I wonder what the rationale is for removing the deductibilty. It truly seems to be a necessary business expense. If look at other disallowed expenses, such as meals with no business purpose, there is a question as to the business necessity of the expense. But advertising results only in benefit to the business, not some an individual (like a meal would).

Amortization is an interesting question. Years of advertising can build brand recognition that runs beyond the period the advertising is run. But, if you build brand recognition in one year, then stop advertising, how much of the initial benefit remains in subsequent years? If amortization makes any sense at all, I suspect the amortization period is too short to make the calculations worth the effort.

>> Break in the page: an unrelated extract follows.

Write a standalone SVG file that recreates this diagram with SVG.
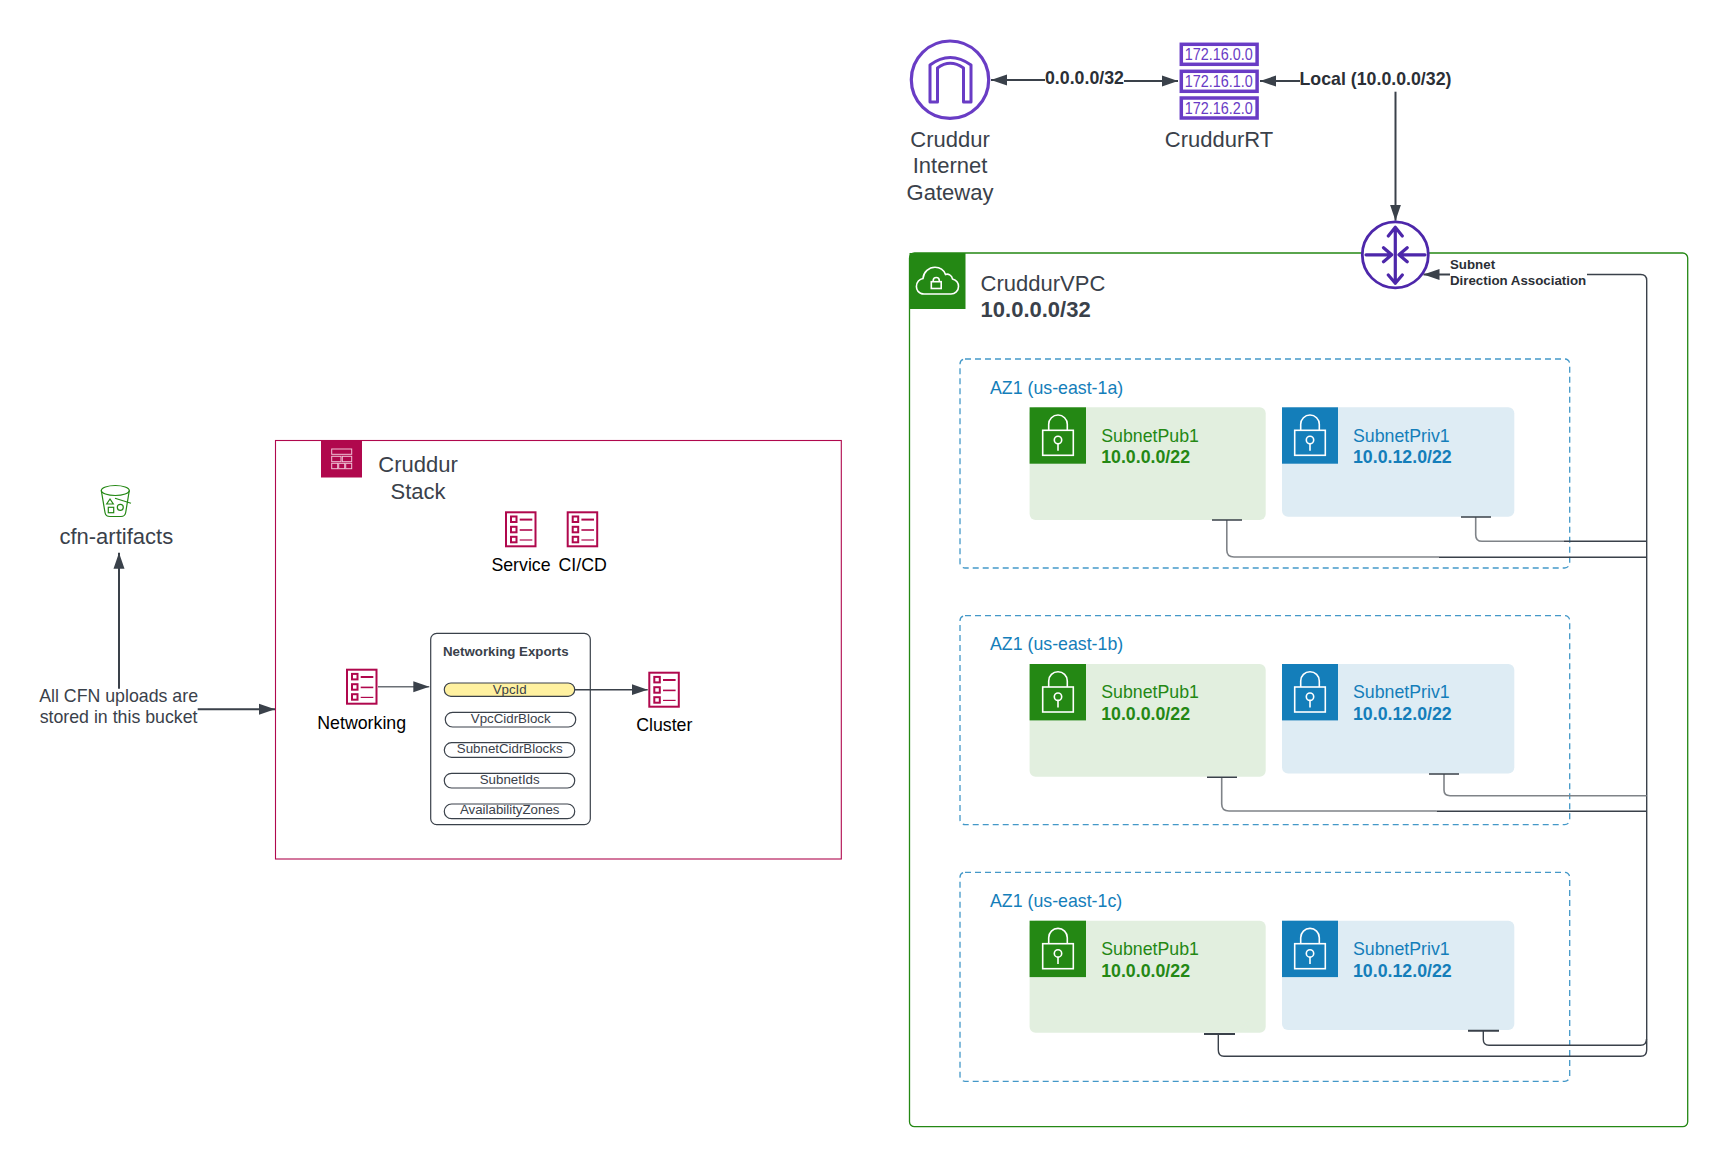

Frank Montero - October 11, 2013 2:35 PM

Harold --

Call me cynical but I personally think any talk of eliminating the advertising expense deduction is more form over substance, a gambit intended to get people's attention to show that Congress is trying to do something to balance the budget. Also, most politicians are not big fans of media these days so this targets an industry that (unlike the restaurant business) they are fond of torturing. Still, we aren't taking it lightly because it could have a devastating effect on the media and advertising industries; organizations such as the NAB, the AAAAs, the AAF and state broadcast associations are watching it very closely, as are we. While an interesting and novel solution, I personally think that amortization would be unruly. Imagine amortizing a business meal as you digest it.